For the foregoing reasons, the plaintiff's motion for summary judgment is denied and the defendants' motion is granted.
NOTES
[1] One of the five requests sought release of notes taken by Dr. Alton G. Keel, Jr., Deputy Assistant to the President for National Security Affairs, at a White House meeting involving the President and several advisors. The notes in question have since been publicly released and that segment of plaintiff's FOIA suit is moot.
[2] Courts examining the question are agreed that the term "agency", as used in FOIA is not to be interpreted as including the President's immediate personal staff or units within the Executive Office whose sole function is to advise and assist the President. Kissinger v. Reporters Committee for Freedom of the Press, 445 U.S. 136, 156, 100 S.Ct. 960, 971, 63 L.Ed.2d 267 (1980). Defendant Culvahouse is a member of the President's staff within the White House Office.
[3] Plaintiff cites no support for its vague contention that the Office of Administration had a duty to forward the misdirected request to the Tower Commission. Absent statutory provisions to this effect, the Court is not inclined to imply such an obligation.
[4] The Federal Advisory Committee Act applies to presidential advisory commissions. Section 3(2) of the Act, 5 U.S.C.App. 2, provides in relevant part:
The term "advisory committee" means any committee board, commission, council, conference, panel, task force, or other similar group, or any subcommittee or other subgroup thereof (hereafter in this paragraph referred to as "committee"), which is
(A) established by statute or reorganization plan, or
(B) established or utilized by the President, or
(C) established or utilized by one or more agencies,
in the interest of obtaining advice or recommendations for the President....

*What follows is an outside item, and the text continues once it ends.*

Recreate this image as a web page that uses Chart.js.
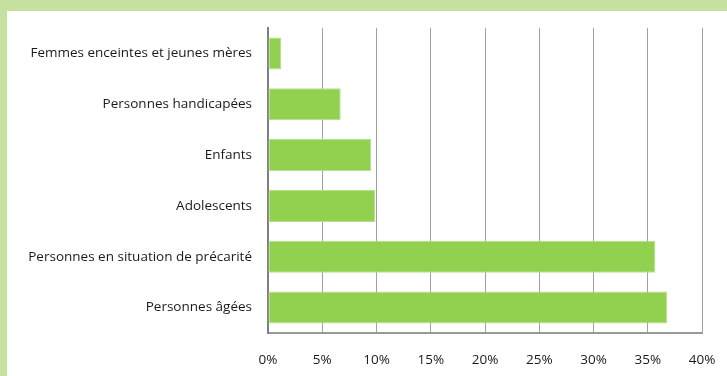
<!DOCTYPE html>
<html>
<head>
<meta charset="utf-8">
<script src="https://cdn.jsdelivr.net/npm/chart.js@4/dist/chart.umd.min.js"></script>
<style>
  html, body { margin: 0; padding: 0; background: #ffffff; }
  #frame {
    position: absolute; left: 0; top: 0; width: 727px; height: 376px;
    box-sizing: border-box;
    border-top: 11px solid #c5e09f;
    border-left: 7px solid #c5e09f;
  }
  #wrap { position: absolute; left: 0; top: 0; width: 727px; height: 376px; }
</style>
</head>
<body>
<div id="frame"></div>
<div id="wrap"><canvas id="c" width="727" height="376"></canvas></div>
<script>
// Groupes de population et part (%) pour chacun
const categories = [
  "Femmes enceintes et jeunes mères",
  "Personnes handicapées",
  "Enfants",
  "Adolescents",
  "Personnes en situation de précarité",
  "Personnes âgées"
];
const shares = [1.2, 6.7, 9.5, 9.9, 35.7, 36.8];
const xMax = 40;
const xStep = 5;

const font = { family: "'Open Sans', Lato, sans-serif", size: 13.5 };

new Chart(document.getElementById("c"), {
  type: "bar",
  data: {
    labels: categories,
    datasets: [{
      data: shares,
      backgroundColor: "#92d050",
      borderColor: "#b6e08c",
      borderWidth: 1,
      borderSkipped: false,
      categoryPercentage: 1,
      barPercentage: 0.63
    }]
  },
  options: {
    indexAxis: "y",
    responsive: false,
    animation: false,
    layout: { padding: { left: 0, top: 28, right: 25, bottom: 0 } },
    plugins: { legend: { display: false }, tooltip: { enabled: false } },
    scales: {
      x: {
        min: 0, max: xMax,
        ticks: {
          stepSize: xStep,
          padding: 19,
          color: "#1a1a1a",
          font: font,
          callback: v => v + "%"
        },
        grid: { color: "#a0a0a0", lineWidth: 1, drawTicks: false },
        border: { display: true, color: "#999999", width: 2 },
        afterFit: s => { s.height = 43; s.paddingLeft = 0; s.paddingRight = 0; }
      },
      y: {
        ticks: { padding: 16, color: "#1a1a1a", font: font },
        grid: { display: false, drawTicks: false },
        border: { display: true, color: "#7f7f7f", width: 2 },
        afterFit: s => { s.width = 268; }
      }
    }
  }
});
</script>
</body>
</html>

[5] Section 10(b) of the Federal Advisory Committee Act provides:
Subject to section 552 of title 5, United States Code, the records, reports, transcripts, minutes, appendixes, working papers, drafts, studies, agenda, or other documents which were made available to or prepared by each advisory committee shall be available for public inspection and copying at a single location in the offices of the advisory committee or the agency to which the advisory committee reports until the advisory committee ceases to exist.
[6] Plaintiff seeks to bolster its claim by noting that a FOIA request submitted by the Nation magazine directly to the Tower Commission while it was operating was referred to the President's counsel and denied on similar grounds. Although the circumstances are related, the facts pertaining to the Nation's request are particular to that organization's rights and do not directly bear upon the relief sought by the parties before this Court.